The Dream of the Fisherman's Wife is often cited as an early forerunner of tentacle erotica, a motif that has been common in modern Japanese animation and manga since the late 20th century. Modern tentacle erotica similarly depicts sex between human women and tentacled beasts; notably, however, the sex in modern depictions is typically forced, as opposed to Hokusai's mutually pleasurable interaction. Psychologist and critic Jerry S. Piven, however, is skeptical that Hokusai's playful image could account for the violent depictions in modern media, arguing that these are instead a product of the turmoil experienced throughout Japanese culture following World War II. However, scholar Holger Briel argues that "only in a society that already has a predilection for monsters and is used to interacting with octopods such images might arise," citing Hokusai's print an early exemplar of such a tradition.

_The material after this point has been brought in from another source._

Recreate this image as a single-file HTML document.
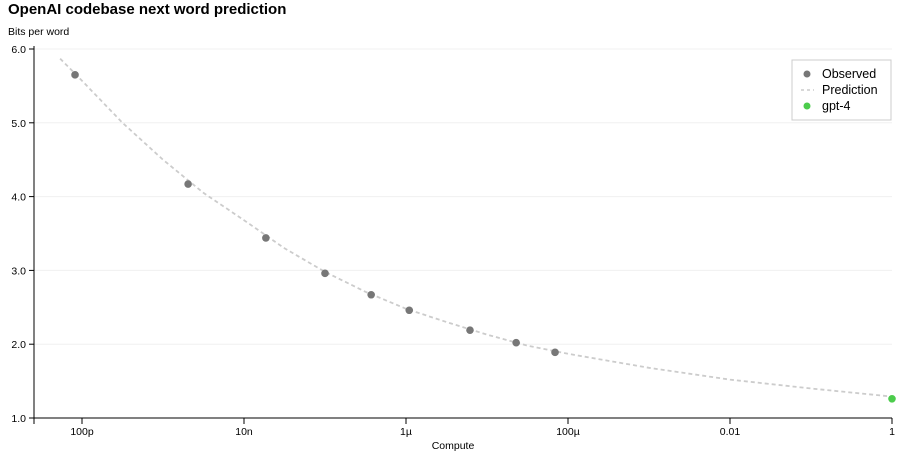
<!DOCTYPE html>
<html><head><meta charset="utf-8"><style>
body{margin:0;background:#fff;font-family:"Liberation Sans",sans-serif;}
svg text{font-family:"Liberation Sans",sans-serif;}
</style></head><body>
<svg id="chart" width="899" height="456">
<text x="8" y="14" font-size="15" font-weight="bold" fill="#000">OpenAI codebase next word prediction</text>
<text x="8" y="35" font-size="10.5" fill="#000">Bits per word</text>
<text x="453" y="449" font-size="10.5" text-anchor="middle" fill="#000">Compute</text>
<g id="grid"></g><g id="axes"></g><g id="series"></g>
<g>
<rect x="792" y="60" width="99" height="60" fill="#fff" stroke="#ccc"/>
<circle cx="807" cy="74" r="3.5" fill="#777"/>
<text x="822" y="78" font-size="12.5">Observed</text>
<line x1="801" y1="90" x2="814" y2="90" stroke="#ccc" stroke-width="1.5" stroke-dasharray="3,3"/>
<text x="822" y="94" font-size="12.5">Prediction</text>
<circle cx="807" cy="106" r="3.5" fill="#4ccc4c"/>
<text x="822" y="110" font-size="12.5">gpt-4</text>
</g>
</svg>
<script>
const obsLogC=[-10.086,-8.69,-7.73,-7.0,-6.43,-5.96,-5.21,-4.64,-4.16];
const obsVal=[5.65,4.17,3.44,2.96,2.67,2.46,2.19,2.02,1.89];
const gptLogC=[0];
const gptVal=[1.26];
const predLogC=[-10.27,-10,-9.5,-9,-8.5,-8,-7.5,-7,-6.5,-6,-5.5,-5,-4.5,-4,-3,-2,-1,0];
const predVal=[5.87,5.57,5.0,4.5,4.05,3.68,3.3,2.98,2.71,2.48,2.3,2.13,1.98,1.87,1.68,1.52,1.40,1.29];
const yTicks=[1,2,3,4,5,6];
const yTickLabels=["1.0","2.0","3.0","4.0","5.0","6.0"];
const xTicks=[-10,-8,-6,-4,-2,0];
const xTickLabels=["100p","10n","1µ","100µ","0.01","1"];
const NS="http://www.w3.org/2000/svg";
const X=l=>892+l*81.0, Y=v=>418-(v-1)*73.8;
function mk(p,t,a){const e=document.createElementNS(NS,t);for(const k in a)e.setAttribute(k,a[k]);p.appendChild(e);return e;}
const grid=document.getElementById('grid'),axes=document.getElementById('axes'),ser=document.getElementById('series');
yTicks.forEach((v,i)=>{
 if(v>1){const g=mk(grid,'line',{x1:34,x2:892,y1:Y(v),y2:Y(v),stroke:'#f0f0f0'});
 
 }
 mk(axes,'line',{x1:29,x2:34,y1:Y(v),y2:Y(v),stroke:'#000'});
 const t=mk(axes,'text',{x:26,y:Y(v)+4,'font-size':10.5,'text-anchor':'end'});t.textContent=yTickLabels[i];
 
 
});
mk(axes,'line',{x1:34,x2:34,y1:46,y2:418,stroke:'#000'});
mk(axes,'line',{x1:34,x2:892,y1:418,y2:418,stroke:'#000'});
mk(axes,'line',{x1:34,x2:34,y1:418,y2:424,stroke:'#000'});
xTicks.forEach((l,i)=>{
 mk(axes,'line',{x1:X(l),x2:X(l),y1:418,y2:424,stroke:'#000'});
 const t=mk(axes,'text',{x:X(l),y:435,'font-size':10.5,'text-anchor':'middle'});t.textContent=xTickLabels[i];
 
 
});
const p=mk(ser,'path',{d:predLogC.map((l,i)=>(i?'L':'M')+X(l)+','+Y(predVal[i])).join(''),fill:'none',stroke:'#ccc','stroke-width':1.8,'stroke-dasharray':'4,3'});


obsLogC.forEach((l,i)=>{const c=mk(ser,'circle',{cx:X(l),cy:Y(obsVal[i]),r:3.8,fill:'#777'});
 
 });
gptLogC.forEach((l,i)=>{const c=mk(ser,'circle',{cx:X(l),cy:Y(gptVal[i]),r:3.8,fill:'#4ccc4c'});
 
 });
</script>
</body></html>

The work has influenced a number of later artists such as Félicien Rops, Auguste Rodin, Louis Aucoc, Fernand Khnopff, and Pablo Picasso. Picasso painted his own version in 1903 that has been shown next to Hokusai's original in exhibits on the influence of 19th-century Japanese art on Picasso's work. In 2003 a derivative work by Australian painter David Laity, also titled The Dream of the Fisherman's Wife, sparked a minor obscenity controversy when it was shown at a gallery in Melbourne; after receiving multiple complaints Melbourne police investigated, but determined it did not break the city's pornography laws. Hokusai's print has had a wide influence on the modern Japanese-American artist Masami Teraoka, who has created a number of images of women, including a recurring "pearl diver" character, being pleasured by cephalopods as a symbol of female sexual power.

The so-called "aria della piovra" ("Octopus aria") "Un dì, ero piccina" in Pietro Mascagni's opera Iris (1898), on a libretto by Luigi Illica, may have been inspired by this print. The main character Iris describes a screen she had seen in a Buddhist temple when she was a child, depicting an octopus coiling its tentacles around a smiling young woman and killing her. She recalls a Buddhist priest explaining: "That octopus is Pleasure... That octopus is Death!"